Caldwell was one of four African-American quarterbacks in the early group, along with Vince Evans of USC, the 1977 Rose Bowl MVP; Condredge Holloway at Tennessee; and Massilon High School graduate Dennis Franklin, who went on to play for the Michigan Wolverines.

Caldwignedell had NFL contracts with the Baltimore Colts and the San Francisco 49ers.

Caldwell and his sister, a physical education teacher and high school coach, have discussed a possible track and field camp for inner-city Dayton children.

(L-R) Butch Caldwell, Greenville Athletic Director Aaron Shaffer and Greenville Track & Field coach Bill Plessinger share a moment at Greenville track & field camp. (Gaylen Blosser photo)

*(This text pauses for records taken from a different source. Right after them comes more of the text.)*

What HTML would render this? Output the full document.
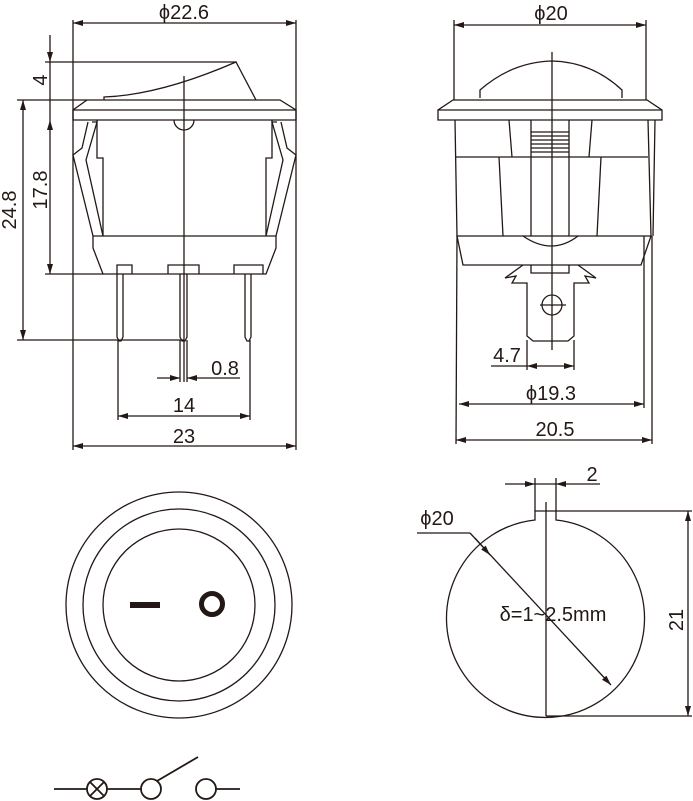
<!DOCTYPE html>
<html><head><meta charset="utf-8"><style>
html,body{margin:0;padding:0;background:#fff;}
svg{display:block;}
text{font-family:"Liberation Sans",sans-serif;fill:#231815;font-size:20px;}
</style></head><body>
<svg width="693" height="801" viewBox="0 0 693 801" xmlns="http://www.w3.org/2000/svg">
<defs>
<marker id="a" viewBox="0 0 10 6" refX="10" refY="3" markerWidth="10" markerHeight="6" orient="auto-start-reverse" markerUnits="userSpaceOnUse"><path d="M0,0 L10,3 L0,6 Z" fill="#231815"/></marker>
</defs>
<g stroke="#231815" fill="none" stroke-width="1.3">
<line x1="73" y1="20" x2="73" y2="450"/>
<line x1="296" y1="20" x2="296" y2="450"/>
<line x1="73" y1="23" x2="296" y2="23" marker-start="url(#a)" marker-end="url(#a)"/>
<line x1="45" y1="62" x2="236" y2="62"/>
<line x1="17" y1="100" x2="87" y2="100"/>
<line x1="50" y1="35" x2="50" y2="62" marker-end="url(#a)"/>
<line x1="50" y1="62" x2="50" y2="100"/>
<line x1="50" y1="120" x2="50" y2="274" marker-start="url(#a)" marker-end="url(#a)"/>
<line x1="50" y1="100" x2="50" y2="120"/>
<line x1="45" y1="274" x2="103" y2="274"/>
<line x1="23" y1="100" x2="23" y2="340" marker-start="url(#a)" marker-end="url(#a)"/>
<line x1="17" y1="340" x2="184" y2="340"/>
<line x1="184" y1="76" x2="184" y2="382"/>
<line x1="180" y1="340" x2="180" y2="382"/>
<line x1="187" y1="340" x2="187" y2="382"/>
<line x1="157" y1="378" x2="180" y2="378" marker-end="url(#a)"/>
<line x1="210" y1="378" x2="187" y2="378" marker-end="url(#a)"/>
<line x1="210" y1="378" x2="240" y2="378"/>
<line x1="118" y1="340" x2="118" y2="420"/>
<line x1="250" y1="340" x2="250" y2="420"/>
<line x1="118" y1="416" x2="250" y2="416" marker-start="url(#a)" marker-end="url(#a)"/>
<line x1="73" y1="446" x2="296" y2="446" marker-start="url(#a)" marker-end="url(#a)"/>
<path d="M104,100 L104,97 Q160,95 236,62 L256,100"/>
<path d="M87,100 L280,100 L296,110 L296,120 L73,120 L73,110 Z"/>
<line x1="73" y1="110" x2="296" y2="110"/>
<path d="M97,120 L97,158 L103,158 L103,236"/>
<path d="M272,120 L272,158 L266,158 L266,236"/>
<path d="M174,120 A10,10 0 0 0 194,120"/>
<path d="M88,122 L82,148 L73,155 L93,236"/>
<path d="M92,122 L97,122 L86,160 L103,236"/>
<path d="M281,122 L287,148 L296,155 L276,236"/>
<path d="M277,122 L272,122 L283,160 L266,236"/>
<path d="M93,236 L276,236 L276,248 L266,274 L103,274 L93,248 Z"/>
<path d="M117,274 L117,265 L132,265 L132,274"/>
<path d="M168,274 L168,265 L199,265 L199,274"/>
<path d="M234,274 L234,265 L263,265 L263,274"/>
<path d="M117,274 L117,337 L119,341 L121,341 L123,337 L123,274"/>
<path d="M180,274 L180,337 L182,341 L185,341 L187,337 L187,274"/>
<path d="M245,274 L245,337 L247,341 L249,341 L251,337 L251,274"/>
<line x1="454" y1="20" x2="454" y2="100"/>
<line x1="646" y1="20" x2="646" y2="100"/>
<line x1="454" y1="25" x2="646" y2="25" marker-start="url(#a)" marker-end="url(#a)"/>
<line x1="552" y1="52" x2="552" y2="350"/>
<path d="M480,98 L480,90 Q512,62 552,61 Q592,62 622,90 L622,98"/>
<path d="M453,100 L647,100 L662,110 L662,120 L438,120 L438,110 Z"/>
<line x1="438" y1="110" x2="662" y2="110"/>
<path d="M455,120 L457,236"/>
<path d="M648,120 L651,236"/>
<line x1="655" y1="120" x2="653" y2="236"/>
<line x1="455" y1="157" x2="648" y2="157"/>
<path d="M509,120 L512,157 M592,120 L589,157 M531,120 L531,236 M569,120 L569,236 M499,157 L503,236 M601,157 L597,236"/>
<path d="M531,132 L569,132 M531,136 L569,136 M531,140 L569,140 M531,144 L569,144 M531,148 L569,148 M531,152 L569,152"/>
<path d="M457,236 L651,236 L641,265 L463,265 Z"/>
<path d="M523,236 Q552,256 578,236"/>
<path d="M531,265 L531,273 L569,273 L569,265"/>
<path d="M523,265 L505,278 L516,276 L512,283 L527,283 L527,336 L533,341 L568,341 L574,336 L574,283 L589,283 L585,276 L596,278 L578,265"/>
<circle cx="552" cy="305" r="10"/>
<line x1="540" y1="305" x2="566" y2="305"/>
<line x1="527" y1="340" x2="527" y2="370"/>
<line x1="574" y1="340" x2="574" y2="370"/>
<line x1="491" y1="366" x2="527" y2="366"/>
<line x1="550" y1="366" x2="527" y2="366" marker-end="url(#a)"/>
<line x1="550" y1="366" x2="574" y2="366" marker-end="url(#a)"/>
<line x1="457" y1="236" x2="456" y2="444"/>
<line x1="652" y1="236" x2="652" y2="444"/>
<line x1="644" y1="236" x2="644" y2="408"/>
<line x1="459" y1="404" x2="644" y2="404" marker-start="url(#a)" marker-end="url(#a)"/>
<line x1="456" y1="440" x2="652" y2="440" marker-start="url(#a)" marker-end="url(#a)"/>
<circle cx="179" cy="605" r="113"/>
<circle cx="179" cy="605" r="96"/>
<circle cx="179" cy="605" r="76"/>
<line x1="130" y1="605" x2="160" y2="605" stroke-width="6"/>
<circle cx="212" cy="604" r="10.5" stroke-width="5"/>
<path d="M535,511 L535,520 A99,99 0 1 0 556,520 L556,511 Z"/>
<line x1="535" y1="478" x2="535" y2="511"/>
<line x1="556" y1="478" x2="556" y2="511"/>
<line x1="505" y1="484" x2="535" y2="484" marker-end="url(#a)"/>
<line x1="600" y1="484" x2="556" y2="484" marker-end="url(#a)"/>
<line x1="535" y1="484" x2="556" y2="484"/>
<line x1="546" y1="502" x2="546" y2="716"/>
<line x1="417" y1="533" x2="470" y2="533"/>
<line x1="470" y1="533" x2="611" y2="685" marker-end="url(#a)"/>
<line x1="475" y1="538" x2="490" y2="555" marker-end="url(#a)"/>
<line x1="556" y1="511" x2="692" y2="511"/>
<line x1="546" y1="716" x2="692" y2="716"/>
<line x1="688" y1="511" x2="688" y2="716" marker-start="url(#a)" marker-end="url(#a)"/>
<g stroke-width="1.8">
<line x1="54" y1="789" x2="87" y2="789"/>
<circle cx="97" cy="789" r="10"/>
<line x1="90" y1="782" x2="104" y2="796"/>
<line x1="104" y1="782" x2="90" y2="796"/>
<line x1="107" y1="789" x2="141" y2="789"/>
<circle cx="151" cy="789" r="10"/>
<line x1="157" y1="781" x2="198" y2="757"/>
<circle cx="206" cy="789" r="10"/>
<line x1="216" y1="789" x2="240" y2="789"/>
</g>
</g>
<text x="184" y="19" text-anchor="middle">ϕ22.6</text>
<text transform="translate(47,80) rotate(-90)" text-anchor="middle">4</text>
<text transform="translate(47,190) rotate(-90)" text-anchor="middle">17.8</text>
<text transform="translate(16,210) rotate(-90)" text-anchor="middle">24.8</text>
<text x="225" y="375" text-anchor="middle">0.8</text>
<text x="184" y="412" text-anchor="middle">14</text>
<text x="184" y="443" text-anchor="middle">23</text>
<text x="551" y="20" text-anchor="middle">ϕ20</text>
<text x="507" y="362" text-anchor="middle">4.7</text>
<text x="551" y="400" text-anchor="middle">ϕ19.3</text>
<text x="555" y="436" text-anchor="middle">20.5</text>
<text x="592" y="481" text-anchor="middle">2</text>
<text x="437" y="525" text-anchor="middle">ϕ20</text>
<text x="553" y="621" text-anchor="middle">δ=1~2.5mm</text>
<text transform="translate(683,620) rotate(-90)" text-anchor="middle">21</text>
</svg>
</body></html>
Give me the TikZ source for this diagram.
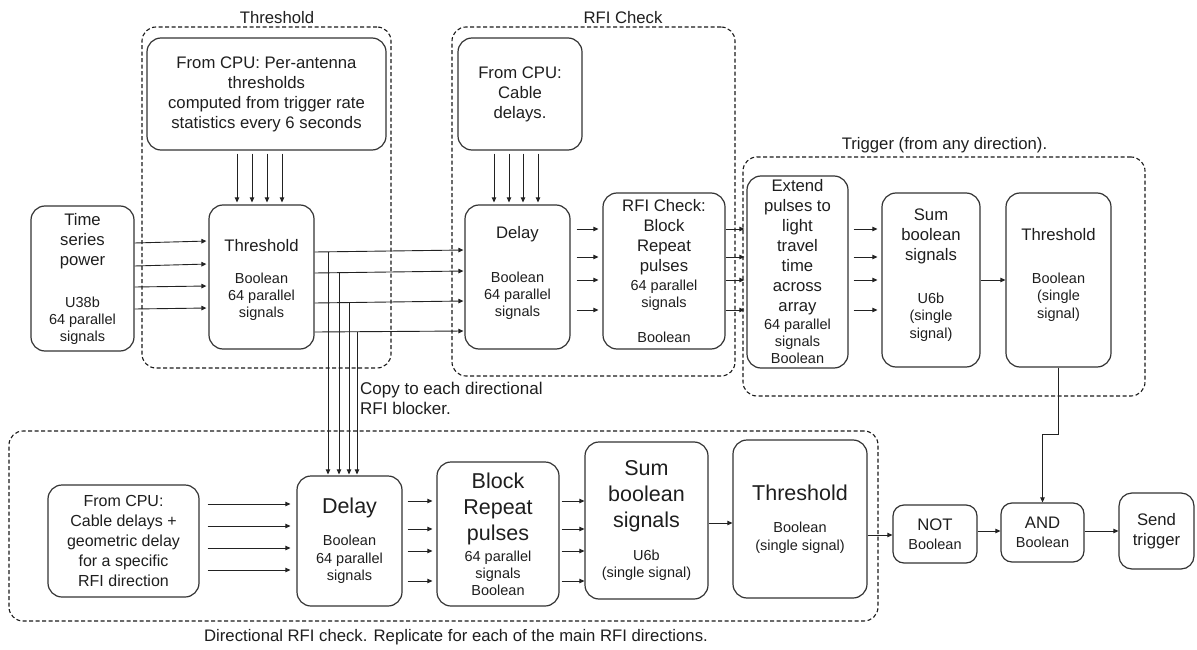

“We were talking about doing a track camp, and we don’t know if we would be wasting our time or what the interest would be,” Caldwell said. “I came up here to Greenville and I see Coach ‘P’ and it’s amazing. It gives me more hope in helping and saving some of these kids.”

“Butch and I go way back with the Light Camp,” said Coach Plessinger. “This is not something many places do, especially to this magnitude, so I thought it was great that he came down and observed it. He would like to try and do this for the inner-city Dayton kids, and I think we could pull it off.”

“I told him I will help you. I can bring some people and help set it up for you. It’s not my secret. It’s just that I’m the only one crazy enough to do it every year, but it makes our track program. We have kids running college track, and they started here at track camp, so I’m glad Butch got to see it.”

“The first time you’re out here, it’s oh my, but it all runs smooth, and it’s all thanks to my help,” added Coach Plessinger. “Hopefully, next year we take this on the road and go down to Welcome Stadium and do it for the kids of inner-city Dayton – that’s what Butch is looking at, so hopefully we can do it.”